Свобода выбора (Залыгин) - страница 218

А верно: свадьба Евгении — это было такое радостное-радостное явление. Без всякого преувеличения: яв-ле-ние! Женечка за однокурсника выходила, за литовца Адольфаса Эйдукявичюса — белобрысо-рыжий красавец, рост сто восемьдесят два, джентльмен, юрист, музыкант, полиглот. Гостей-студентов был полон дом, гостей-литовцев — еще раз полон, все гости — с дорогими и умными подарками, с торжественными лицами. Ксендз тоже был с крестом на груди — опять-таки высоченный и опять же торжественный, с Богдановыми-родителями говорил по-русски, с Адольфасом — по-литовски, с Женечкой — по-немецки. Богдановы радовались, как дети, — по-немецки!

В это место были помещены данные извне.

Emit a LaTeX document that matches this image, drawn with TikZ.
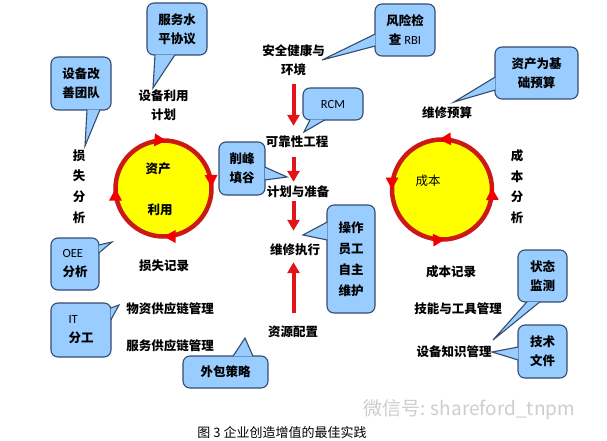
\documentclass[tikz,border=0pt]{standalone}
\usepackage{fontspec}
\setmainfont{Noto Sans CJK SC}
\newfontfamily\latfont{Carlito}
\usetikzlibrary{arrows.meta, positioning, calc, decorations.markings}
\definecolor{cBub}  {RGB}{153,204,255}
\definecolor{cBubB} {RGB}{52,76,112}
\definecolor{cRing} {RGB}{205,25,20}
\definecolor{cSun}  {RGB}{255,255,0}
\definecolor{cTip}  {RGB}{240,0,0}
\definecolor{cFlow} {RGB}{225,20,25}
\definecolor{cWm}   {RGB}{205,205,205}

% callout tail: base point, base point, tip
\newcommand\bubtail[3]{%
  \fill[cBub] #1 -- #3 -- #2 -- cycle;
  \draw[tailln] #1 -- #3 -- #2;
}

\begin{document}
\begin{tikzpicture}[
  x=1pt, y=-1pt,
  font=\fontsize{12.5}{19}\selectfont\bfseries,
  % ── plain labels
  lbl/.style={align=center, inner sep=0pt, text=black},
  vlbl/.style={lbl, font=\fontsize{12.5}{20.7}\selectfont\bfseries},
  % ── callout boxes
  bubble/.style={
    draw=cBubB, fill=cBub, rounded corners=7pt, align=center,
    inner sep=0pt, line width=1.1pt, text=black
  },
  tailln/.style={draw=cBubB, line width=1.1pt, line join=miter},
  % ── cycle rings
  ring/.style={draw=cRing, fill=cSun, line width=4.5pt, postaction={decorate}},
  cwring/.style={ring, decoration={markings,
    mark=at position 0.005 with {\arrowreversed{Triangle[length=12pt,width=12pt,color=cTip]}},
    mark=at position 0.24  with {\arrowreversed{Triangle[length=12pt,width=12pt,color=cTip]}},
    mark=at position 0.50  with {\arrowreversed{Triangle[length=12pt,width=12pt,color=cTip]}},
    mark=at position 0.75  with {\arrowreversed{Triangle[length=12pt,width=12pt,color=cTip]}}}},
  ccwring/.style={ring, decoration={markings,
    mark=at position 0.005 with {\arrow{Triangle[length=12pt,width=12pt,color=cTip]}},
    mark=at position 0.26  with {\arrow{Triangle[length=12pt,width=12pt,color=cTip]}},
    mark=at position 0.50  with {\arrow{Triangle[length=12pt,width=12pt,color=cTip]}},
    mark=at position 0.76  with {\arrow{Triangle[length=12pt,width=12pt,color=cTip]}}}},
  % ── process arrows
  flow/.style={draw=cFlow, line width=4pt, -{Triangle[length=11pt,width=12pt]}},
]
\useasboundingbox (0,0) rectangle (607,441);

%% ═══════════════════════════════════════════════════════════════
%%  CENTRE COLUMN — maintenance process
%% ═══════════════════════════════════════════════════════════════

\node[lbl] (ehs)      at (293.5,60.5) {安全健康与\\环境};
\node[lbl] (reliab)   at (297,142)    {可靠性工程};
\node[lbl] (planprep) at (298,192)    {计划与准备};
\node[lbl] (execu)    at (295,250)    {维修执行};
\node[lbl] (resource) at (293,332)    {资源配置};

\draw[flow, shorten <=8pt, shorten >=10pt] (ehs.south) -- (ehs.south |- reliab.north);
\draw[flow, shorten <=9pt, shorten >=4pt] (ehs.south |- reliab.south) -- (ehs.south |- planprep.north);
\draw[flow, shorten <=3pt, shorten >=13pt] (ehs.south |- planprep.south) -- (ehs.south |- execu.north);
\draw[flow, shorten <=13pt, shorten >=6pt] (ehs.south |- resource.north) -- (ehs.south |- execu.south);

%% ═══════════════════════════════════════════════════════════════
%%  LEFT — asset utilisation cycle
%% ═══════════════════════════════════════════════════════════════

\coordinate (assetO) at (163.5,188.5);
\draw[cwring] (assetO) circle[radius=48pt];
\node[lbl] (asset1) at (158,169) {资产};
\node[lbl] (asset2) at (160,210) {利用};

\node[lbl]  (useplan) at (163.5,105)  {设备利用\\计划};
\node[vlbl] (lossana) at (79,186.5)   {损\\失\\分\\析};
\node[lbl]  (lossrec) at (164,266)    {损失记录};
\node[lbl]  (matsc)   at (170,309)    {物资供应链管理};
\node[lbl]  (servsc)  at (170,346)    {服务供应链管理};

%% ═══════════════════════════════════════════════════════════════
%%  RIGHT — cost cycle
%% ═══════════════════════════════════════════════════════════════

\coordinate (costO) at (442,189.5);
\draw[ccwring] (costO) circle[radius=50pt];
\node[lbl, font=\fontsize{12.5}{19}\selectfont\mdseries] (costtxt) at (428,181) {成本};

\node[lbl]  (budget)  at (447,113)    {维修预算};
\node[vlbl] (costana) at (517,186.5)  {成\\本\\分\\析};
\node[lbl]  (costrec) at (451,272)    {成本记录};
\node[lbl]  (skill)   at (458,309)    {技能与工具管理};
\node[lbl]  (know)    at (454,352)    {设备知识管理};

%% ═══════════════════════════════════════════════════════════════
%%  CALLOUTS
%% ═══════════════════════════════════════════════════════════════

\node[bubble, minimum width=60pt, minimum height=52pt] (sla) at (177,29) {服务水\\平协议};
\bubtail{($(sla.south)+(-22,-0.8)$)}{($(sla.south)+(-2,-0.8)$)}{(153,88)}

\node[bubble, minimum width=60pt, minimum height=53pt] (team) at (81,83.5) {设备改\\善团队};
\bubtail{($(team.south)+(6,-0.8)$)}{($(team.south)+(19,-0.8)$)}{(85,146)}

\node[bubble, minimum width=60pt, minimum height=52pt] (rbi) at (405,30) {风险检\\查 {\latfont\mdseries RBI}};
\bubtail{($(rbi.west)+(0.8,4)$)}{($(rbi.west)+(0.8,16)$)}{(322,60)}

\node[bubble, minimum width=83pt, minimum height=52pt] (assetbud) at (536.5,73) {资产为基\\础预算};
\bubtail{($(assetbud.west)+(0.8,4)$)}{($(assetbud.west)+(0.8,17)$)}{(454,102)}

\node[bubble, minimum width=60pt, minimum height=32pt] (rcm) at (333,104) {\latfont\mdseries RCM};
\bubtail{($(rcm.south)+(-23,-0.8)$)}{($(rcm.south)+(-8,-0.8)$)}{(304,132)}

\node[bubble, minimum width=46pt, minimum height=53pt] (peak) at (242,168.5) {削峰\\填谷};
\bubtail{($(peak.east)+(-0.8,-1.5)$)}{($(peak.east)+(-0.8,11.5)$)}{(287,177)}

\node[bubble, minimum width=48pt, minimum height=108pt,
      font=\fontsize{12.5}{21}\selectfont\bfseries] (autonomy) at (351,259) {操作\\员工\\自主\\维护};
\bubtail{($(autonomy.west)+(0.8,-37)$)}{($(autonomy.west)+(0.8,-19)$)}{(303,235)}

\node[bubble, minimum width=48pt, minimum height=52pt, align=left] (oee) at (75,264) {{\latfont\mdseries OEE}\\分析};
\bubtail{($(oee.east)+(-0.8,-19)$)}{($(oee.east)+(-0.8,-11)$)}{(112,242)}

\node[bubble, minimum width=60pt, minimum height=54pt, align=left] (itdiv) at (81,330) {{\latfont\mdseries IT}\\分工};
\bubtail{($(itdiv.east)+(-0.8,-22)$)}{($(itdiv.east)+(-0.8,-10)$)}{(119,305)}

\node[bubble, minimum width=85pt, minimum height=32pt] (outsrc) at (225.5,372) {外包策略};
\bubtail{($(outsrc.north)+(7.5,0.8)$)}{($(outsrc.north)+(27.5,0.8)$)}{(245,338)}

\node[bubble, minimum width=49pt, minimum height=52pt] (cbm) at (542.5,276) {状态\\监测};
\bubtail{($(cbm.south)+(-15.5,-0.8)$)}{($(cbm.south)+(-2.5,-0.8)$)}{(493,340)}

\node[bubble, minimum width=49pt, minimum height=53pt] (techdoc) at (542.5,351.5) {技术\\文件};
\bubtail{($(techdoc.west)+(0.8,-4.5)$)}{($(techdoc.west)+(0.8,8.5)$)}{(492,352)}

%% ═══════════════════════════════════════════════════════════════
%%  CAPTION
%% ═══════════════════════════════════════════════════════════════

\node[lbl, font=\fontsize{19}{22}\selectfont\mdseries, text=cWm] (wmark) at (469,410) {微信号: shareford\_tnpm};
\node[lbl, font=\fontsize{13}{15}\selectfont\mdseries] (caption) at (282,432) {图 3 企业创造增值的最佳实践};

\end{tikzpicture}
\end{document}
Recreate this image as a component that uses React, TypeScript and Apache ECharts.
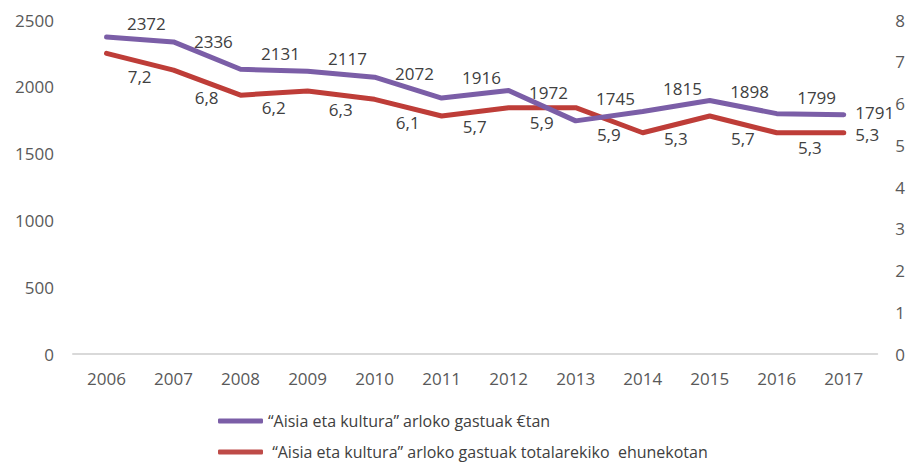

Аннушка, кроха еще была, радовалась сдержанно, как взрослая, — по-немецки! Кто бы мог подумать? Никто! И потому была сказка! Самое счастливое действо в доме Богдановых, самое умное. Ведь даже на свадьбе у молодежи нашлось время забраться в комнатушку Жени и поговорить на ее любимую тему: юридическое право и нравственность. Женечку ни уголовный, ни гражданский процесс, ни хозяйственное право — ничто не интересовало, только эта тема, как решалась она в Риме, как в Византии, как у христиан, как у мусульман… И Адольфаса она увлекла, и он слушал невесту с не здешним, а с иностранным вниманием и любознательностью, но с русским увлечением говорил о литературе — о Юлии Жеманте и Мицкявичюсе-Капсукасе, напевал дайны, вспоминал, будто вчера было дело, о союзе литовцев с Александром Невским против тевтонского ордена.

Одним словом, была в доме любовь — молодая и благородная. И Богданов в своем доме ходил на цыпочках, ощущал личную потребность в любви и снова полюбил собственную жену. Жена будто бы откликнулась, хотя Богданов и не был в этом уверен до конца. Глухие, застойные были времена, донельзя лживые, всюду портреты — гений Брежнева на каждом шагу, позже гений Черненко, бесконечные их доклады, гимны, лозунги, всюду почти что до конца построенный коммунизм, но ведь было и убеждение, что все это — самое худшее, что хуже не будет, не может быть, а жить все-таки можно, и ты живешь как победитель самого худшего, а твой дом — все-таки твоя крепость: ни один стукач в дом так и не проник, а если бы Богданову сказали, что десять лет спустя он будет жить в этом доме вместе с зятем, а зять будет Володей, а Володя будет с косичкой, будет походя чмокать в щеки Людмилу, а заодно и его самого, — разве он бы поверил? Никогда — крепость же! Что Людмила будет бегать по соседям в поисках ста граммов для Володи? Никогда! Что будет час и другой ошиваться в очереди, чтобы без очереди урвать полкило очень странной колбасы — для Володи же? Никогда!